### Recorded data
※
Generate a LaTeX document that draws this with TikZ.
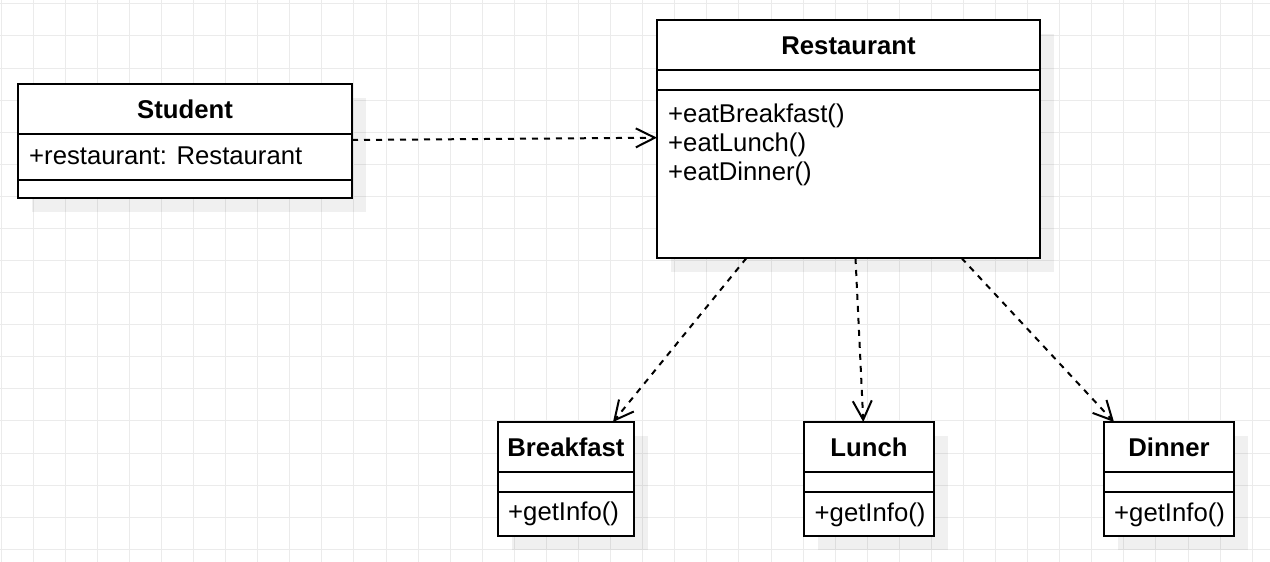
\documentclass[tikz,border=0pt]{standalone}
\usepackage{fontspec}
\setmainfont{Liberation Sans}
\usetikzlibrary{arrows.meta,shadows}

\begin{document}
\begin{tikzpicture}[
            x=1pt, y=-1pt,
            font=\fontsize{25.7}{30}\selectfont,
            grade/.style={draw=black!8, line width=1pt},
            classe/.style={shape=rectangle, draw=black, line width=2pt, fill=white, inner sep=0pt, outer sep=0pt,
                drop shadow={shadow xshift=14pt, shadow yshift=-14pt, fill=black, opacity=0.06}},
            divisoria/.style={line width=2pt},
            titulo/.style={anchor=base, inner sep=0pt, font=\fontsize{25.7}{30}\selectfont\bfseries},
            membro/.style={anchor=base west, inner sep=0pt},
            dependencia/.style={line width=2pt, dash pattern=on 6pt off 6pt,
                -{Straight Barb[length=19pt, width=19pt, line width=2pt]}},
        ]
        \fill[white] (0,0) rectangle (1270,562);
        \useasboundingbox (0,0) rectangle (1270,562);
        \foreach \i in {0,...,39} \draw[grade] ({1.1+32.08*\i},0) -- ({1.1+32.08*\i},562);
        \foreach \i in {0,...,17} \draw[grade] (0,{3.9+32.08*\i}) -- (1270,{3.9+32.08*\i});

        \node[classe, minimum width=334pt, minimum height=114pt] (estudante) at (185, 141) {};
        \node[classe, minimum width=383pt, minimum height=238pt] (restaurante) at (848.5, 139) {};
        \node[classe, minimum width=136pt, minimum height=114pt] (cafe) at (566, 479) {};
        \node[classe, minimum width=130pt, minimum height=114pt] (almoco) at (869, 479) {};
        \node[classe, minimum width=130pt, minimum height=114pt] (jantar) at (1169, 479) {};

        \draw[divisoria] ([yshift=-50pt]estudante.north west) -- ([yshift=-50pt]estudante.north east);
        \draw[divisoria] ([yshift=-96pt]estudante.north west) -- ([yshift=-96pt]estudante.north east);
        \draw[divisoria] ([yshift=-50pt]restaurante.north west) -- ([yshift=-50pt]restaurante.north east);
        \draw[divisoria] ([yshift=-70pt]restaurante.north west) -- ([yshift=-70pt]restaurante.north east);
        \draw[divisoria] ([yshift=-50pt]cafe.north west) -- ([yshift=-50pt]cafe.north east);
        \draw[divisoria] ([yshift=-70pt]cafe.north west) -- ([yshift=-70pt]cafe.north east);
        \draw[divisoria] ([yshift=-50pt]almoco.north west) -- ([yshift=-50pt]almoco.north east);
        \draw[divisoria] ([yshift=-70pt]almoco.north west) -- ([yshift=-70pt]almoco.north east);
        \draw[divisoria] ([yshift=-50pt]jantar.north west) -- ([yshift=-50pt]jantar.north east);
        \draw[divisoria] ([yshift=-70pt]jantar.north west) -- ([yshift=-70pt]jantar.north east);

        \node[titulo] (estudantenome) at (185, 118.3) {Student};
        \node[membro] (estudanteatrib) at (29, 164.3) {+restaurant: Restaurant};
        \node[titulo] (restaurantenome) at (848.5, 54.3) {Restaurant};
        \node[membro] (restaurantecafe) at (668, 122) {+eatBreakfast()};
        \node[membro] (restaurantealmoco) at (668, 151) {+eatLunch()};
        \node[membro] (restaurantejantar) at (668, 180) {+eatDinner()};
        \node[titulo] (cafenome) at (566, 456) {Breakfast};
        \node[membro] (cafeinfo) at (508, 520.5) {+getInfo()};
        \node[titulo] (almoconome) at (869, 456) {Lunch};
        \node[membro] (almocoinfo) at (814.5, 521) {+getInfo()};
        \node[titulo] (jantarnome) at (1169, 456) {Dinner};
        \node[membro] (jantarinfo) at (1114, 521) {+getInfo()};

        \draw[dependencia] ([yshift=1pt]estudante.east) -- ([yshift=1.3pt]restaurante.west);
        \draw[dependencia] ([xshift=-102pt]restaurante.south) -- ([xshift=47pt]cafe.north);
        \draw[dependencia] ([xshift=7pt]restaurante.south) -- ([xshift=-5.7pt]almoco.north);
        \draw[dependencia] ([xshift=113pt]restaurante.south) -- ([xshift=-55pt]jantar.north);

    \end{tikzpicture}
\end{document}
※
Exclude the images, then output the data above word for word.

### Task response
Generate a LaTeX document that draws this with TikZ.
\documentclass[tikz,border=0pt]{standalone}
\usepackage{fontspec}
\setmainfont{Liberation Sans}
\usetikzlibrary{arrows.meta,shadows}

\begin{document}
\begin{tikzpicture}[
            x=1pt, y=-1pt,
            font=\fontsize{25.7}{30}\selectfont,
            grade/.style={draw=black!8, line width=1pt},
            classe/.style={shape=rectangle, draw=black, line width=2pt, fill=white, inner sep=0pt, outer sep=0pt,
                drop shadow={shadow xshift=14pt, shadow yshift=-14pt, fill=black, opacity=0.06}},
            divisoria/.style={line width=2pt},
            titulo/.style={anchor=base, inner sep=0pt, font=\fontsize{25.7}{30}\selectfont\bfseries},
            membro/.style={anchor=base west, inner sep=0pt},
            dependencia/.style={line width=2pt, dash pattern=on 6pt off 6pt,
                -{Straight Barb[length=19pt, width=19pt, line width=2pt]}},
        ]
        \fill[white] (0,0) rectangle (1270,562);
        \useasboundingbox (0,0) rectangle (1270,562);
        \foreach \i in {0,...,39} \draw[grade] ({1.1+32.08*\i},0) -- ({1.1+32.08*\i},562);
        \foreach \i in {0,...,17} \draw[grade] (0,{3.9+32.08*\i}) -- (1270,{3.9+32.08*\i});

        \node[classe, minimum width=334pt, minimum height=114pt] (estudante) at (185, 141) {};
        \node[classe, minimum width=383pt, minimum height=238pt] (restaurante) at (848.5, 139) {};
        \node[classe, minimum width=136pt, minimum height=114pt] (cafe) at (566, 479) {};
        \node[classe, minimum width=130pt, minimum height=114pt] (almoco) at (869, 479) {};
        \node[classe, minimum width=130pt, minimum height=114pt] (jantar) at (1169, 479) {};

        \draw[divisoria] ([yshift=-50pt]estudante.north west) -- ([yshift=-50pt]estudante.north east);
        \draw[divisoria] ([yshift=-96pt]estudante.north west) -- ([yshift=-96pt]estudante.north east);
        \draw[divisoria] ([yshift=-50pt]restaurante.north west) -- ([yshift=-50pt]restaurante.north east);
        \draw[divisoria] ([yshift=-70pt]restaurante.north west) -- ([yshift=-70pt]restaurante.north east);
        \draw[divisoria] ([yshift=-50pt]cafe.north west) -- ([yshift=-50pt]cafe.north east);
        \draw[divisoria] ([yshift=-70pt]cafe.north west) -- ([yshift=-70pt]cafe.north east);
        \draw[divisoria] ([yshift=-50pt]almoco.north west) -- ([yshift=-50pt]almoco.north east);
        \draw[divisoria] ([yshift=-70pt]almoco.north west) -- ([yshift=-70pt]almoco.north east);
        \draw[divisoria] ([yshift=-50pt]jantar.north west) -- ([yshift=-50pt]jantar.north east);
        \draw[divisoria] ([yshift=-70pt]jantar.north west) -- ([yshift=-70pt]jantar.north east);

        \node[titulo] (estudantenome) at (185, 118.3) {Student};
        \node[membro] (estudanteatrib) at (29, 164.3) {+restaurant: Restaurant};
        \node[titulo] (restaurantenome) at (848.5, 54.3) {Restaurant};
        \node[membro] (restaurantecafe) at (668, 122) {+eatBreakfast()};
        \node[membro] (restaurantealmoco) at (668, 151) {+eatLunch()};
        \node[membro] (restaurantejantar) at (668, 180) {+eatDinner()};
        \node[titulo] (cafenome) at (566, 456) {Breakfast};
        \node[membro] (cafeinfo) at (508, 520.5) {+getInfo()};
        \node[titulo] (almoconome) at (869, 456) {Lunch};
        \node[membro] (almocoinfo) at (814.5, 521) {+getInfo()};
        \node[titulo] (jantarnome) at (1169, 456) {Dinner};
        \node[membro] (jantarinfo) at (1114, 521) {+getInfo()};

        \draw[dependencia] ([yshift=1pt]estudante.east) -- ([yshift=1.3pt]restaurante.west);
        \draw[dependencia] ([xshift=-102pt]restaurante.south) -- ([xshift=47pt]cafe.north);
        \draw[dependencia] ([xshift=7pt]restaurante.south) -- ([xshift=-5.7pt]almoco.north);
        \draw[dependencia] ([xshift=113pt]restaurante.south) -- ([xshift=-55pt]jantar.north);

    \end{tikzpicture}
\end{document}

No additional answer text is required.